Hi @MelissaAdams
I suppose that you are using AHV as hypervisor and your AOS version is 5.20 or above, so following that premise….
If you take a look to this article regarding to AHV Networking https://portal.nutanix.com/page/documents/solutions/details?targetId=BP-2071-AHV-Networking:BP-2071-AHV-Networking and scroll down to LACP section you can check the following Nutanix Recommendation
Nutanix recommends that you enable LACP on the AHV host with fallback to active-backup, then configure the connected upstream switches. Different switch vendors may refer to link aggregation as port channel or LAG. Using multiple upstream switches may require additional configuration, such as a multichassis link aggregation group (MLAG) or virtual PortChannel (vPC). Configure switches to fall back to active-backup mode in case LACP negotiation fails (sometimes called fallback or no suspend-individual). This switch setting assists with node imaging and initial configuration where LACP may not yet be available on the host.
With that in mind, the recommendation is to enable LACP first on hosts and then on switches. About the Virtual Switch configuration through Prism Element it will do the following steps using the “Standard method” https://portal.nutanix.com/page/documents/details?targetId=AHV-Admin-Guide-v5_20:ahv-cluster-nw-vs-uplink-config-ahv-r.html
If you change the uplink configuration of vs0, AOS applies the updated settings to all the nodes in the cluster one after the other (the rolling update process). To update the settings in a cluster, AOS performs the following tasks when configuration method applied is Standard:
- Puts the node in maintenance mode (migrates VMs out of the node)
- Applies the updated settings
- Checks connectivity with the default gateway
- Exits maintenance mode
- Proceeds to apply the updated settings to the next node
In the past I tried to change from Active/Backup to LACP 4 nodes. Something wen’t wrong with TORs and the process timed out on the very first node leaving the rest untouched. But for peace of mind I would do one node at a time. Your step 1 looks good so far
Here’s the link for Enabling LAG and LACP on the ToR Switches https://portal.nutanix.com/page/documents/details?targetId=AHV-Admin-Guide-v5_20:wc-enable-lag-and-lacp-on-tor-switch-t.html
Procedure
- Put the node in maintenance mode. This is in addition to the previous maintenance mode that enabled Active-Active on the node.

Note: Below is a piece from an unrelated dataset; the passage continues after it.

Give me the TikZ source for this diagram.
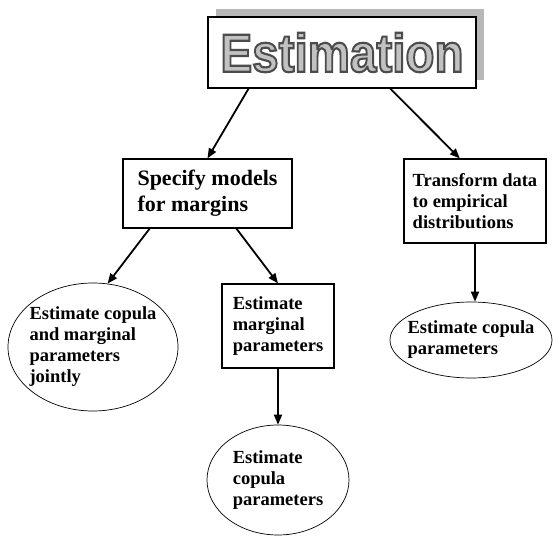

- Enable LAG and LACP on the ToR switch connected to that node.
- Exit maintenance mode after LAG and LACP is successfully enabled.
- Repeat steps 1 to 3 for every node in the cluster
If you check how to put a host into maintenance mode https://portal.nutanix.com/page/documents/details?targetId=AHV-Admin-Guide-v5_20:ahv-node-maintenance-mode-put-ahv-t.html it includes the CVM on step 6 aswell, then you should put CVM on maintenance mode on your step 2
- Put the CVM into the maintenance mode.
nutanix@cvm$ ncli host edit id=host-ID enable-maintenance-mode=true
Replace host-ID with the ID of the host.
This step prevents the CVM services from being affected by any connectivity issues.
Step 3 looks good. On step 4 you should exit CVM out of maintenance mode because of your step 2. Steps 5 & 6 are ok too!
Hope that this can help you a bit
P.S. This is based on my own experience, maybe you prefer waiting for a Nutanix employee for a more accurate response
Regards!
@bcaballero THANK YOU!!! Because I do not want to disrupt the current nodes already configured properly, I’m doing this all command line and NOT using the Element GUI. I tested all the commands on my AHV test cluster and I have all the steps down. Thanks for your response!
Melissa
Glad it helped, you’re welcome @MelissaAdams
Regards!